Amazon Simple Storage Solution, or s3 storage can be used for exporting files the following file types:

json
csv
compressed csv
avro
parquet

Prerequisites

Exports to S3 require that you create an Amazon AWS Credential key in the Key Editor with access to the storage target.

Parameters

clear_files boolean

optional

Flag to indicate whether the bucket to which data is uploaded should be cleared before uploading data. By default this value is set to “true”

compression string

optional

Indicates the compression method. Accepted values include gzip. If utilized, the configured file extension in the destination parameter must end with .gz

destination string

required

The path to the location where the file will be uploaded. Our standard for S3 is:

s3://<bucket_name>/<purpose:prod|dev|test>/<source_name>/<file_type:csv|json|parquet|avro>/<report_name>/<report_name>_YYYY-MM-DD_NN.csv.gz

The following date patterns may be used to fill in the current date automatically.

2022-06-01 (YYYY-MM-DD)

2022-6-1 (single digit month and date)

2022-Jun-1 (three letter month abbreviation)

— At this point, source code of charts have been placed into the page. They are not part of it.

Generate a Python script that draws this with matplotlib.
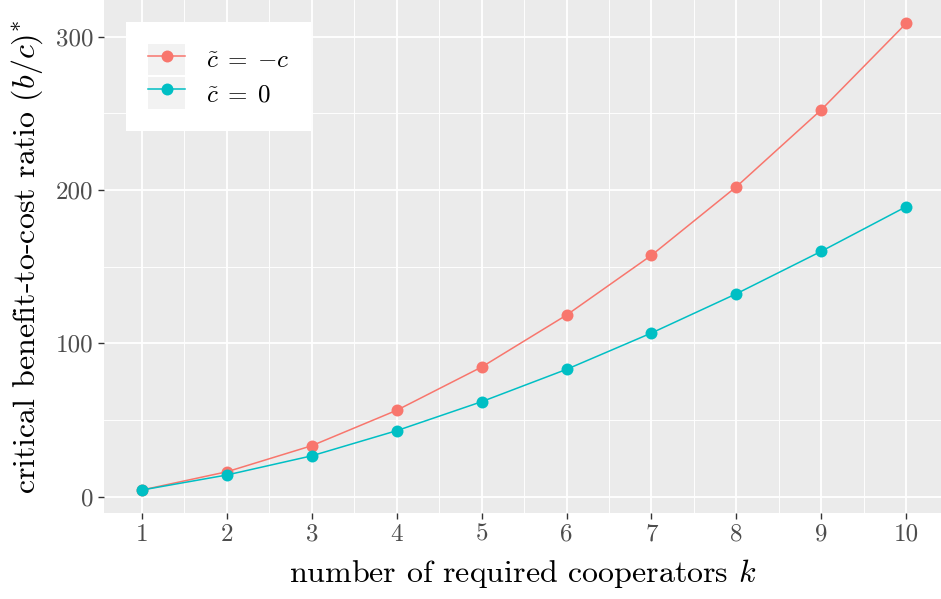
import matplotlib
matplotlib.use("Agg")
import matplotlib.pyplot as plt
from matplotlib.legend_handler import HandlerLine2D
from matplotlib.patches import Rectangle
from matplotlib.ticker import FixedLocator

# critical benefit-to-cost ratio versus number of required cooperators
k = [1, 2, 3, 4, 5, 6, 7, 8, 9, 10]
ratio_neg_c = [4.4, 16.3, 33.3, 56.4, 84.6, 118.5, 157.5, 202.2, 252.4, 308.8]
ratio_zero = [4.4, 14.2, 26.7, 43.1, 62.0, 83.1, 106.8, 132.4, 160.1, 189.2]

series_labels = [r"$\tilde{c}\;=\;{-c}$", r"$\tilde{c}\;=\;0$"]
series_colors = ["#F8766D", "#00BFC4"]

x_ticks = [1, 2, 3, 4, 5, 6, 7, 8, 9, 10]
y_ticks = [0, 100, 200, 300]
x_minor = [1.5, 2.5, 3.5, 4.5, 5.5, 6.5, 7.5, 8.5, 9.5]
y_minor = [50, 150, 250]

plt.rcParams["font.family"] = ["cmr10", "DejaVu Serif"]
plt.rcParams["mathtext.fontset"] = "cm"
plt.rcParams["axes.formatter.use_mathtext"] = True


class KeyHandler(HandlerLine2D):
    """Legend key with a light grey square behind the line and point."""

    def create_artists(self, legend, orig_handle, xdescent, ydescent,
                       width, height, fontsize, trans):
        bg = Rectangle((-xdescent, -ydescent), width, height,
                       facecolor="#F2F2F2", edgecolor="none",
                       transform=trans)
        arts = super().create_artists(legend, orig_handle, xdescent, ydescent,
                                      width, height, fontsize, trans)
        return [bg] + list(arts)


fig = plt.figure(figsize=(9.41, 5.99), dpi=100)
ax = fig.add_axes([104 / 941, (599 - 513.3) / 599, 837 / 941, 513.3 / 599])
ax.set_facecolor("#EBEBEB")
for s in ax.spines.values():
    s.set_visible(False)

lines = []
for vals, col, lab in zip([ratio_neg_c, ratio_zero], series_colors, series_labels):
    ln, = ax.plot(k, vals, color=col, lw=1.1, marker="o", ms=8.6,
                  markeredgewidth=0, label=lab, zorder=3)
    lines.append(ln)

ax.set_xlim(0.552, 10.41)
ax.set_ylim(-10.8, 324.0)

ax.xaxis.set_major_locator(FixedLocator(x_ticks))
ax.yaxis.set_major_locator(FixedLocator(y_ticks))
ax.xaxis.set_minor_locator(FixedLocator(x_minor))
ax.yaxis.set_minor_locator(FixedLocator(y_minor))
ax.set_xticklabels([str(v) for v in x_ticks])
ax.set_yticklabels([str(v) for v in y_ticks])

ax.grid(which="major", color="white", lw=1.3, zorder=0)
ax.grid(which="minor", color="white", lw=0.65, zorder=0)
ax.set_axisbelow(True)

ax.tick_params(which="major", length=4.5, width=1.0, color="#333333",
               labelsize=18, labelcolor="#4D4D4D", pad=3)
ax.tick_params(which="minor", length=0)

ax.set_xlabel("number of required cooperators $k$", fontsize=23,
              color="black", labelpad=8)
ax.set_ylabel(r"critical benefit-to-cost ratio $(b/c)^{*}$", fontsize=23,
              color="black", labelpad=8)

leg = ax.legend(handles=lines, handler_map={matplotlib.lines.Line2D: KeyHandler()},
                loc="upper left", bbox_to_anchor=(126 / 941, 1 - 22 / 599),
                bbox_transform=fig.transFigure, fontsize=18, frameon=True,
                fancybox=False, framealpha=1.0, facecolor="white",
                edgecolor="none", handlelength=1.48, handleheight=1.55,
                labelspacing=0.08, handletextpad=0.84, borderpad=0.88,
                borderaxespad=0.0, numpoints=1)
leg.get_frame().set_linewidth(0)

fig.savefig("out.png", dpi=100)
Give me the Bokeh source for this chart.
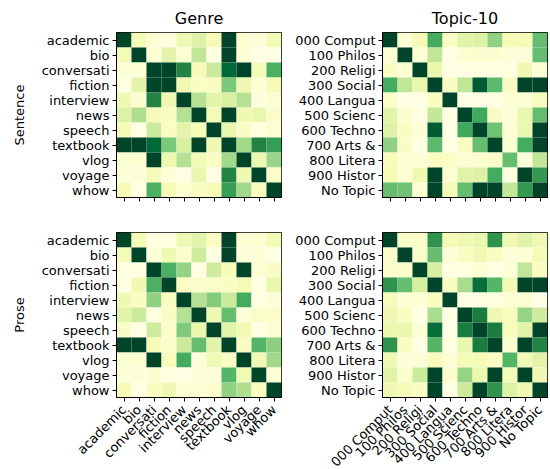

2022-June-1 (full month name)

The string UUID will be replaced with an eight digit alphanumeric string to ensure the uniqueness of the filename. It may be used in conjunction with date formatting such that s3://switchboard-example/fileYYYYMMDD_UUID.csv.gz will be formatted as ../file20220727_30FG06et.csv.gz

We strongly recommend that if you are going to use these two patterns together you use the date first so that you can sort the files by date.

format string

required

The format data should be uploaded as. Allowed values incude csv, json, parquet, and avro

headers boolean

optional

Indicates whether or not a header row should be written to the destination file (for csv files)

single_partition boolean

optional

Ensure uploader creates a single file when file uploads are greater than 100Mb. Maximum single filesize is 5Gb.

primary_source_name string

required

The name of the initial download from which data is being uploaded. Required for uploads where date a pattern is utilized in the naming convention.

test_destination string

optional

The location to write data for the purpose of test runs — unless this is specified, test data will not be uploaded. Note that date based variables cannot be used in a test destination name.

Switchboard Script Syntax

upload example_s3_report to {

    type: "s3";
    key: "my_aws_key";
    
    // Our standard for s3 storage is:
    // s3://<bucket_name>/<purpose:prod|dev|test>/<source_name>/<file_type:csv|json|parquet|avro>/<report_name>/<report_name>_YYYY-MM-DD_NN.csv.gz
    destination: "s3://my_aws_storage/prod/my_report_source/my_file_type/my_report_name/example_s3_report_YYYY-MM-DD.csv.gz";
    headers: true;
    compression: "gzip"; //option compression method, if utilized, the configured file extension in destination must end with .gz as shown above
    format: "csv";
    single_partition: true;
    clear_flies: false;
    
    primary_source_name: "example_s3_report_raw"; //only necessary for uploads where date is utilized in the naming convention, corresponds with the initial download name
    test_destination: "s3://my_aws_storage/.../example_report_test.csv.gz" //Test destinations are supported by using this field
};